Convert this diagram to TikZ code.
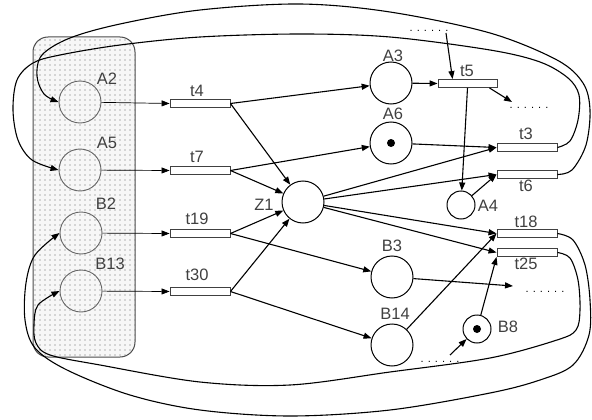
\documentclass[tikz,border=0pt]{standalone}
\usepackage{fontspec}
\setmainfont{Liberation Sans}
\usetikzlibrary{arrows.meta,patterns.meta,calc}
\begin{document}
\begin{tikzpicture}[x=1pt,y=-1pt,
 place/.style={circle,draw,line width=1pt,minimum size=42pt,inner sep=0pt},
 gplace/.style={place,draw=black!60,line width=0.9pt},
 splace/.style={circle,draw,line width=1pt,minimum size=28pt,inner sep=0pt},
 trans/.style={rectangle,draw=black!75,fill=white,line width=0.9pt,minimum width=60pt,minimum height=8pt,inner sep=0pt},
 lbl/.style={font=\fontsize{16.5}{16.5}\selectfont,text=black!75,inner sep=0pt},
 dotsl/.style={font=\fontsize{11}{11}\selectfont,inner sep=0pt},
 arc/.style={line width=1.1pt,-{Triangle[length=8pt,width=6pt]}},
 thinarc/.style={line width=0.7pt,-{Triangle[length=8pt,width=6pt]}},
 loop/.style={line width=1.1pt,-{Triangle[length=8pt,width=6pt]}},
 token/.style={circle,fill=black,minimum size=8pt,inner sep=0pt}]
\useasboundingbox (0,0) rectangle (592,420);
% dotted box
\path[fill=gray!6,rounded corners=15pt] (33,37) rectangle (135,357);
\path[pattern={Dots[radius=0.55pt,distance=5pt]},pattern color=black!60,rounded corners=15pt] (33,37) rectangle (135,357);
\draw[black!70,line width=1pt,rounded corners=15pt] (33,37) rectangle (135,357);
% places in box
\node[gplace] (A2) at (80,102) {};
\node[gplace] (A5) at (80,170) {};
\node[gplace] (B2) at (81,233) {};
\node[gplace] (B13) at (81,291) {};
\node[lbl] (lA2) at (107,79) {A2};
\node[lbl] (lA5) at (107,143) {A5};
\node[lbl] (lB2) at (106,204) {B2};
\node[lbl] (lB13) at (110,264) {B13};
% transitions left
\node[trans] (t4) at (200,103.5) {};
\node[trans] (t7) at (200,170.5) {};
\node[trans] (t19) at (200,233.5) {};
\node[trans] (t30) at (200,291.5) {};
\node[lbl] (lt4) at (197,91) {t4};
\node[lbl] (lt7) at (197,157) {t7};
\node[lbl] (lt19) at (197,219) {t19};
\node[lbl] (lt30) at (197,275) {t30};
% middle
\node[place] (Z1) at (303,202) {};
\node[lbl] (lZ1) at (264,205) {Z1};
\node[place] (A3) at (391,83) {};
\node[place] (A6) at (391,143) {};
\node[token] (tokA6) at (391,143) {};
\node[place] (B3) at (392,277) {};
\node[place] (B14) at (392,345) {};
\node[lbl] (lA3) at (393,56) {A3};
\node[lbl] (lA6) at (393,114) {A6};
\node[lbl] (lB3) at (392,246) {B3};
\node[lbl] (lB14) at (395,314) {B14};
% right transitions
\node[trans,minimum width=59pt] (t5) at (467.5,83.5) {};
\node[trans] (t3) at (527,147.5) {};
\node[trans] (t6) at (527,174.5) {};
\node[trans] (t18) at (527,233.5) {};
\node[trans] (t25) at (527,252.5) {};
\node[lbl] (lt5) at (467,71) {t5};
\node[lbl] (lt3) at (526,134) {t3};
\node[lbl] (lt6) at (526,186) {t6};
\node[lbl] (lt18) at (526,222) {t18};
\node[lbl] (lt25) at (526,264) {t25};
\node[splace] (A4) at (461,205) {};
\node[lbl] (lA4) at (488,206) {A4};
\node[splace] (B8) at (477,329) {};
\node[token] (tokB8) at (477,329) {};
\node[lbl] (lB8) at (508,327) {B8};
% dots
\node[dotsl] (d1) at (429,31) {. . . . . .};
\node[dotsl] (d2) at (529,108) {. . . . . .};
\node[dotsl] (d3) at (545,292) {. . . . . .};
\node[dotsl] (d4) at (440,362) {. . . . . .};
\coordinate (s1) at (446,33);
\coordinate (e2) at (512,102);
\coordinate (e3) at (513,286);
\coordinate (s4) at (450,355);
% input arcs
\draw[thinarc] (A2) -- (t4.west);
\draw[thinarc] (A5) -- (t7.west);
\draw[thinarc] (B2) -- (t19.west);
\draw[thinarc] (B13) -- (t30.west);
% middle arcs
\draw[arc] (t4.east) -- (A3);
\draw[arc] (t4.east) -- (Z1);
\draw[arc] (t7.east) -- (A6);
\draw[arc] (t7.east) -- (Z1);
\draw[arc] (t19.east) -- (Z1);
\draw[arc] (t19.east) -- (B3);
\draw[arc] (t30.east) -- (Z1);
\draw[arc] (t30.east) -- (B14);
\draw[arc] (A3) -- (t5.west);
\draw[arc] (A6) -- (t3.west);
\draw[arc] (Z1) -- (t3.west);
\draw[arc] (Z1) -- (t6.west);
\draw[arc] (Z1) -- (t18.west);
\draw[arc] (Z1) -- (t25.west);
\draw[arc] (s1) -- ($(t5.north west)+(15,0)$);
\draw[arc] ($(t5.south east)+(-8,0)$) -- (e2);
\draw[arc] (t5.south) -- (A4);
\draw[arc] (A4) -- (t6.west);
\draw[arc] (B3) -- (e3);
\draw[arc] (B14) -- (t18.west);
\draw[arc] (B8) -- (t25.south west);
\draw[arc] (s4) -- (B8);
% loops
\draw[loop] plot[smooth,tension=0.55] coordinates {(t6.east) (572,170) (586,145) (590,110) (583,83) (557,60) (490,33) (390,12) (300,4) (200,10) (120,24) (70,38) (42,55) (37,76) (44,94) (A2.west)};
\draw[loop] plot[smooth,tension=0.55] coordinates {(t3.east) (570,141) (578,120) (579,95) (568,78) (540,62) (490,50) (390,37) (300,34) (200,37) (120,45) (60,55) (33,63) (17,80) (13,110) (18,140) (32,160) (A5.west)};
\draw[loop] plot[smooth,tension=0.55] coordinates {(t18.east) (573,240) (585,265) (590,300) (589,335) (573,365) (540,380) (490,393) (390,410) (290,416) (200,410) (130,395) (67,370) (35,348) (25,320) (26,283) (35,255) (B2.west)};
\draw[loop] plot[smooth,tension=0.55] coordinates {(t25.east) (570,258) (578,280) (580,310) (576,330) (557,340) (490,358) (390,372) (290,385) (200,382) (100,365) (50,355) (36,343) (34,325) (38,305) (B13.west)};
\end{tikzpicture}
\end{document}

..........

• [THE REQUEST]: Reproduce the listing above exactly, excluding all pictures.

• [RESPONSE]:
Convert this diagram to TikZ code.
\documentclass[tikz,border=0pt]{standalone}
\usepackage{fontspec}
\setmainfont{Liberation Sans}
\usetikzlibrary{arrows.meta,patterns.meta,calc}
\begin{document}
\begin{tikzpicture}[x=1pt,y=-1pt,
 place/.style={circle,draw,line width=1pt,minimum size=42pt,inner sep=0pt},
 gplace/.style={place,draw=black!60,line width=0.9pt},
 splace/.style={circle,draw,line width=1pt,minimum size=28pt,inner sep=0pt},
 trans/.style={rectangle,draw=black!75,fill=white,line width=0.9pt,minimum width=60pt,minimum height=8pt,inner sep=0pt},
 lbl/.style={font=\fontsize{16.5}{16.5}\selectfont,text=black!75,inner sep=0pt},
 dotsl/.style={font=\fontsize{11}{11}\selectfont,inner sep=0pt},
 arc/.style={line width=1.1pt,-{Triangle[length=8pt,width=6pt]}},
 thinarc/.style={line width=0.7pt,-{Triangle[length=8pt,width=6pt]}},
 loop/.style={line width=1.1pt,-{Triangle[length=8pt,width=6pt]}},
 token/.style={circle,fill=black,minimum size=8pt,inner sep=0pt}]
\useasboundingbox (0,0) rectangle (592,420);
% dotted box
\path[fill=gray!6,rounded corners=15pt] (33,37) rectangle (135,357);
\path[pattern={Dots[radius=0.55pt,distance=5pt]},pattern color=black!60,rounded corners=15pt] (33,37) rectangle (135,357);
\draw[black!70,line width=1pt,rounded corners=15pt] (33,37) rectangle (135,357);
% places in box
\node[gplace] (A2) at (80,102) {};
\node[gplace] (A5) at (80,170) {};
\node[gplace] (B2) at (81,233) {};
\node[gplace] (B13) at (81,291) {};
\node[lbl] (lA2) at (107,79) {A2};
\node[lbl] (lA5) at (107,143) {A5};
\node[lbl] (lB2) at (106,204) {B2};
\node[lbl] (lB13) at (110,264) {B13};
% transitions left
\node[trans] (t4) at (200,103.5) {};
\node[trans] (t7) at (200,170.5) {};
\node[trans] (t19) at (200,233.5) {};
\node[trans] (t30) at (200,291.5) {};
\node[lbl] (lt4) at (197,91) {t4};
\node[lbl] (lt7) at (197,157) {t7};
\node[lbl] (lt19) at (197,219) {t19};
\node[lbl] (lt30) at (197,275) {t30};
% middle
\node[place] (Z1) at (303,202) {};
\node[lbl] (lZ1) at (264,205) {Z1};
\node[place] (A3) at (391,83) {};
\node[place] (A6) at (391,143) {};
\node[token] (tokA6) at (391,143) {};
\node[place] (B3) at (392,277) {};
\node[place] (B14) at (392,345) {};
\node[lbl] (lA3) at (393,56) {A3};
\node[lbl] (lA6) at (393,114) {A6};
\node[lbl] (lB3) at (392,246) {B3};
\node[lbl] (lB14) at (395,314) {B14};
% right transitions
\node[trans,minimum width=59pt] (t5) at (467.5,83.5) {};
\node[trans] (t3) at (527,147.5) {};
\node[trans] (t6) at (527,174.5) {};
\node[trans] (t18) at (527,233.5) {};
\node[trans] (t25) at (527,252.5) {};
\node[lbl] (lt5) at (467,71) {t5};
\node[lbl] (lt3) at (526,134) {t3};
\node[lbl] (lt6) at (526,186) {t6};
\node[lbl] (lt18) at (526,222) {t18};
\node[lbl] (lt25) at (526,264) {t25};
\node[splace] (A4) at (461,205) {};
\node[lbl] (lA4) at (488,206) {A4};
\node[splace] (B8) at (477,329) {};
\node[token] (tokB8) at (477,329) {};
\node[lbl] (lB8) at (508,327) {B8};
% dots
\node[dotsl] (d1) at (429,31) {. . . . . .};
\node[dotsl] (d2) at (529,108) {. . . . . .};
\node[dotsl] (d3) at (545,292) {. . . . . .};
\node[dotsl] (d4) at (440,362) {. . . . . .};
\coordinate (s1) at (446,33);
\coordinate (e2) at (512,102);
\coordinate (e3) at (513,286);
\coordinate (s4) at (450,355);
% input arcs
\draw[thinarc] (A2) -- (t4.west);
\draw[thinarc] (A5) -- (t7.west);
\draw[thinarc] (B2) -- (t19.west);
\draw[thinarc] (B13) -- (t30.west);
% middle arcs
\draw[arc] (t4.east) -- (A3);
\draw[arc] (t4.east) -- (Z1);
\draw[arc] (t7.east) -- (A6);
\draw[arc] (t7.east) -- (Z1);
\draw[arc] (t19.east) -- (Z1);
\draw[arc] (t19.east) -- (B3);
\draw[arc] (t30.east) -- (Z1);
\draw[arc] (t30.east) -- (B14);
\draw[arc] (A3) -- (t5.west);
\draw[arc] (A6) -- (t3.west);
\draw[arc] (Z1) -- (t3.west);
\draw[arc] (Z1) -- (t6.west);
\draw[arc] (Z1) -- (t18.west);
\draw[arc] (Z1) -- (t25.west);
\draw[arc] (s1) -- ($(t5.north west)+(15,0)$);
\draw[arc] ($(t5.south east)+(-8,0)$) -- (e2);
\draw[arc] (t5.south) -- (A4);
\draw[arc] (A4) -- (t6.west);
\draw[arc] (B3) -- (e3);
\draw[arc] (B14) -- (t18.west);
\draw[arc] (B8) -- (t25.south west);
\draw[arc] (s4) -- (B8);
% loops
\draw[loop] plot[smooth,tension=0.55] coordinates {(t6.east) (572,170) (586,145) (590,110) (583,83) (557,60) (490,33) (390,12) (300,4) (200,10) (120,24) (70,38) (42,55) (37,76) (44,94) (A2.west)};
\draw[loop] plot[smooth,tension=0.55] coordinates {(t3.east) (570,141) (578,120) (579,95) (568,78) (540,62) (490,50) (390,37) (300,34) (200,37) (120,45) (60,55) (33,63) (17,80) (13,110) (18,140) (32,160) (A5.west)};
\draw[loop] plot[smooth,tension=0.55] coordinates {(t18.east) (573,240) (585,265) (590,300) (589,335) (573,365) (540,380) (490,393) (390,410) (290,416) (200,410) (130,395) (67,370) (35,348) (25,320) (26,283) (35,255) (B2.west)};
\draw[loop] plot[smooth,tension=0.55] coordinates {(t25.east) (570,258) (578,280) (580,310) (576,330) (557,340) (490,358) (390,372) (290,385) (200,382) (100,365) (50,355) (36,343) (34,325) (38,305) (B13.west)};
\end{tikzpicture}
\end{document}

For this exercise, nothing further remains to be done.